» **Given request**
From the listing below, pull out all lines with "this" in them.

************

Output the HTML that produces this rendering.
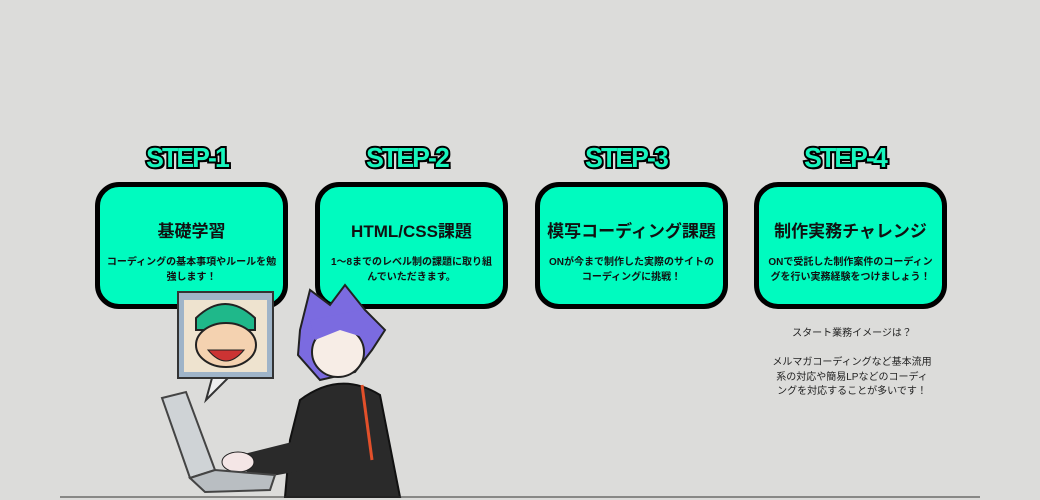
<!DOCTYPE html>
<html><head><meta charset="utf-8"><style>
body{margin:0;width:1040px;height:500px;background:#dcdcda;position:relative;overflow:hidden;font-family:"Liberation Sans","Noto Sans CJK JP",sans-serif;}
.step{position:absolute;top:142px;width:194px;text-align:center;font-weight:900;font-size:28px;color:#17f5bd;letter-spacing:-2px;
-webkit-text-stroke:4px #000;paint-order:stroke fill;text-shadow:2px 2px 0 #000;font-family:"Liberation Sans",sans-serif;transform:scaleX(0.95);}
.box{position:absolute;top:182px;width:183px;height:117px;background:#00fbbf;border:5px solid #000;border-radius:24px;text-align:center;}
.box h3{margin:30px 0 0;font-size:17px;font-weight:bold;color:#111;}
.box p{margin:13px 2px 0;font-size:10px;font-weight:bold;line-height:15px;color:#111;}
.note{position:absolute;left:768px;top:327px;width:168px;text-align:center;font-size:10px;line-height:14.5px;color:#222;}
</style></head><body>
<div class="step" style="left:90px">STEP-1</div>
<div class="step" style="left:310px">STEP-2</div>
<div class="step" style="left:529px">STEP-3</div>
<div class="step" style="left:748px">STEP-4</div>
<div class="box" style="left:95px"><h3>基礎学習</h3><p>コーディングの基本事項やルールを勉<br>強します！</p></div>
<div class="box" style="left:315px"><h3>HTML/CSS課題</h3><p>1〜8までのレベル制の課題に取り組<br>んでいただきます。</p></div>
<div class="box" style="left:535px"><h3>模写コーディング課題</h3><p>ONが今まで制作した実際のサイトの<br>コーディングに挑戦！</p></div>
<div class="box" style="left:754px"><h3>制作実務チャレンジ</h3><p>ONで受託した制作案件のコーディン<br>グを行い実務経験をつけましょう！</p></div>
<div class="note">スタート業務イメージは？<br><br>メルマガコーディングなど基本流用<br>系の対応や簡易LPなどのコーディ<br>ングを対応することが多いです！</div>
<svg style="position:absolute;left:0;top:0" width="1040" height="500">
<rect x="178" y="292" width="95" height="86" fill="#9fb4c8" stroke="#333" stroke-width="2"/>
<rect x="184" y="300" width="83" height="72" fill="#eee3cf"/>
<path d="M196 318 Q225 290 255 318 L255 330 L196 330Z" fill="#1fb88a" stroke="#222" stroke-width="2"/>
<ellipse cx="226" cy="345" rx="30" ry="22" fill="#f4d2b0" stroke="#222" stroke-width="2"/>
<path d="M208 350 Q226 372 244 350Z" fill="#c33" stroke="#222"/>
<path d="M212 378 L206 400 L228 378Z" fill="#eee" stroke="#333" stroke-width="2"/>
<path d="M300 330 L310 290 L330 305 L345 285 L365 310 L385 330 L372 350 L355 372 L320 380 L298 355Z" fill="#7b6be0" stroke="#222" stroke-width="2"/>
<ellipse cx="338" cy="352" rx="26" ry="25" fill="#f7ede6" stroke="#222" stroke-width="2"/>
<path d="M310 320 L360 310 L372 340 L340 330 L315 340Z" fill="#7b6be0"/>
<path d="M300 400 Q340 370 380 395 L400 497 L285 497 L290 440Z" fill="#2a2a2a" stroke="#111" stroke-width="2"/>
<path d="M240 455 L300 440 L305 470 L250 480Z" fill="#2a2a2a"/>
<ellipse cx="238" cy="462" rx="16" ry="10" fill="#f4e6e6" stroke="#222"/>
<line x1="362" y1="385" x2="372" y2="460" stroke="#e2502a" stroke-width="3"/>
<path d="M162 398 L186 392 L215 470 L190 478Z" fill="#cfd3d6" stroke="#444" stroke-width="2"/>
<path d="M190 478 L215 470 L275 475 L270 490 L205 492Z" fill="#b9bec2" stroke="#444" stroke-width="2"/>
<line x1="60" y1="497" x2="980" y2="497" stroke="#333" stroke-width="1"/>
</svg>
</body></html>
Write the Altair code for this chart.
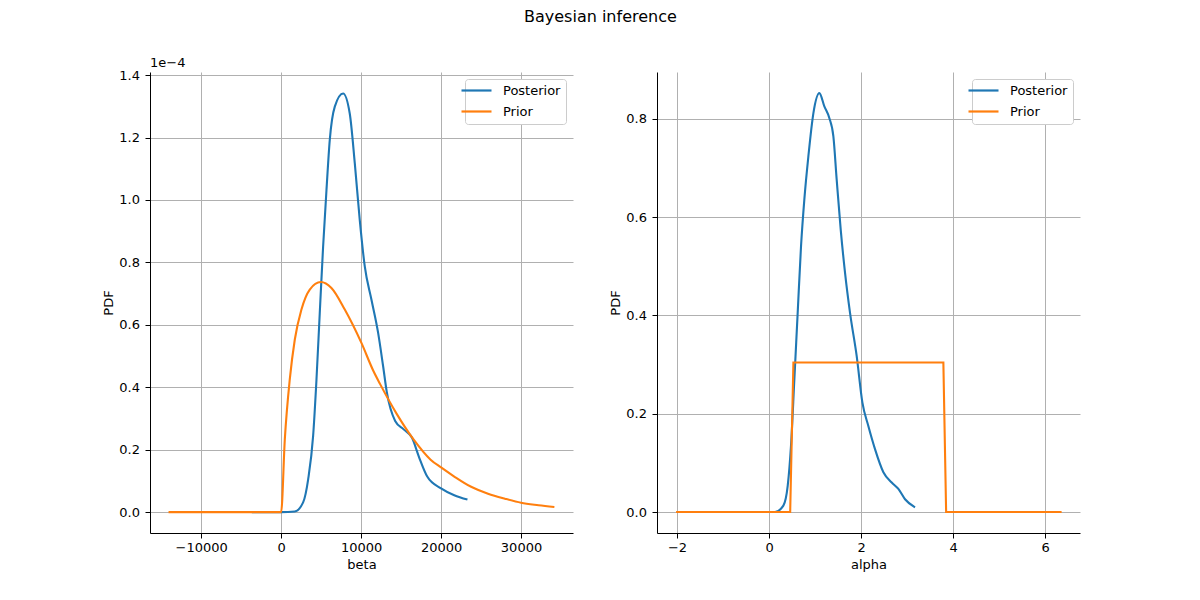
import altair as alt
import pandas as pd

# ---- data ----
series_names = ["Posterior", "Prior"]
series_colors = ["#1f77b4", "#ff7f0e"]

beta_post_x = [-3670, 0, 1710, 2750, 3380, 4000, 4420, 4830, 5250, 5670, 6080, 6710,
               7750, 8580, 9210, 9830, 10460, 11290, 12130, 12750, 13210, 14260,
               15320, 16370, 17220, 18270, 20000, 21650, 23300]
beta_post_pdf_e4 = [0.0, 0.0, 0.002, 0.031, 0.105, 0.244, 0.425, 0.638, 0.851, 1.032, 1.192, 1.299,
                    1.341, 1.277, 1.118, 0.936, 0.787, 0.681, 0.574, 0.468, 0.385, 0.292,
                    0.265, 0.238, 0.178, 0.114, 0.076, 0.054, 0.040]

beta_prior_x = [-14080, 0, 460, 1080, 1710, 2540, 3580, 4960, 6290, 7960, 10040, 11540,
                12380, 14470, 16580, 18690, 20000, 21650, 23760, 25870, 27980, 30000,
                32190, 34170]
beta_prior_pdf_e4 = [0.0, 0.0, 0.233, 0.425, 0.553, 0.649, 0.713, 0.737, 0.718, 0.649, 0.542, 0.452,
                     0.410, 0.314, 0.232, 0.168, 0.143, 0.114, 0.081, 0.059, 0.043, 0.030,
                     0.022, 0.016]

alpha_post_x = [-0.536, 0.13, 0.312, 0.406, 0.478, 0.551, 0.623, 0.696, 0.768, 0.855, 0.964,
                1.094, 1.203, 1.312, 1.399, 1.471, 1.558, 1.652, 1.761, 1.906, 2.029,
                2.159, 2.304, 2.486, 2.667, 2.812, 2.957, 3.174]
alpha_post_pdf = [0.0, 0.0, 0.013, 0.053, 0.135, 0.270, 0.405, 0.541, 0.636, 0.723, 0.811,
                  0.852, 0.825, 0.801, 0.764, 0.676, 0.575, 0.487, 0.405, 0.317, 0.223,
                  0.175, 0.128, 0.081, 0.060, 0.047, 0.026, 0.0095]

alpha_prior_x = [-2.02, 0.46, 0.53, 3.79, 3.85, 6.36]
alpha_prior_pdf = [0.0, 0.0, 0.304, 0.304, 0.0, 0.0]

beta_ticks = [-10000, 0, 10000, 20000, 30000]
beta_pdf_ticks = [0.0, 0.2, 0.4, 0.6, 0.8, 1.0, 1.2, 1.4]
alpha_ticks = [-2, 0, 2, 4, 6]
alpha_pdf_ticks = [0.0, 0.2, 0.4, 0.6, 0.8]

FONT = "DejaVu Sans"


def frame(xs, ys, name):
    return pd.DataFrame({"x": xs, "pdf": ys, "series": name})


def panel(post, prior, xtitle, xdom, ydom, xticks, yticks, prior_interp, title=None):
    color = alt.Color(
        "series:N",
        scale=alt.Scale(domain=series_names, range=series_colors),
        legend=alt.Legend(
            title=None, orient="top-right", offset=7,
            symbolType="M-3,0H3", symbolSize=100, symbolStrokeWidth=2.2,
            labelFont=FONT, labelFontSize=13, labelColor="black", labelOffset=20,
            fillColor="white", strokeColor="#cccccc", cornerRadius=3,
            padding=5, rowPadding=7,
        ),
    )
    x = alt.X("x:Q", title=xtitle,
              scale=alt.Scale(domain=xdom, nice=False, zero=False),
              axis=alt.Axis(values=xticks, format="d", labelPadding=3, titlePadding=4))
    y = alt.Y("pdf:Q", title="PDF",
              scale=alt.Scale(domain=ydom, nice=False, zero=False),
              axis=alt.Axis(values=yticks, format=".1f", labelPadding=5.5, titlePadding=3))
    l1 = alt.Chart(post).mark_line(strokeWidth=2.1, interpolate="monotone").encode(
        x=x, y=y, color=color)
    l2 = alt.Chart(prior).mark_line(strokeWidth=2.1, interpolate=prior_interp).encode(
        x=x, y=y, color=color)
    props = dict(width=423, height=461)
    if title is not None:
        props["title"] = title
    return alt.layer(l1, l2).properties(**props)


left = panel(
    frame(beta_post_x, beta_post_pdf_e4, "Posterior"),
    frame(beta_prior_x, beta_prior_pdf_e4, "Prior"),
    "beta", [-16400, 36500], [-0.067, 1.41], beta_ticks, beta_pdf_ticks, "monotone",
    title=alt.TitleParams("1e\u22124", anchor="start", frame="group", fontSize=13,
                          fontWeight="normal", font=FONT, color="black", offset=-1),
)
right = panel(
    frame(alpha_post_x, alpha_post_pdf, "Posterior"),
    frame(alpha_prior_x, alpha_prior_pdf, "Prior"),
    "alpha", [-2.435, 6.76], [-0.0427, 0.895], alpha_ticks, alpha_pdf_ticks, "linear",
)

chart = (
    alt.hconcat(left, right, spacing=84, bounds="flush")
    .resolve_scale(color="independent")
    .resolve_legend(color="independent")
    .properties(
        title=alt.TitleParams("Bayesian inference", fontSize=16, fontWeight="normal",
                              font=FONT, color="black", anchor="middle", offset=32, dx=9),
        padding={"left": 94, "top": 1, "right": 5, "bottom": 5},
        background="white",
    )
    .configure_view(stroke=None)
    .configure_axis(
        grid=True, gridColor="#b0b0b0", gridWidth=1,
        domainColor="black", domainWidth=1, tickColor="black", tickSize=5, tickWidth=1,
        labelFont=FONT, labelFontSize=13, labelColor="black",
        titleFont=FONT, titleFontSize=13, titleFontWeight="normal", titleColor="black",
    )
)

chart.save("out.html", embed_options={"renderer": "svg", "actions": False})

************

» **Task solution**
Output the HTML that produces this rendering.
Write the Altair code for this chart.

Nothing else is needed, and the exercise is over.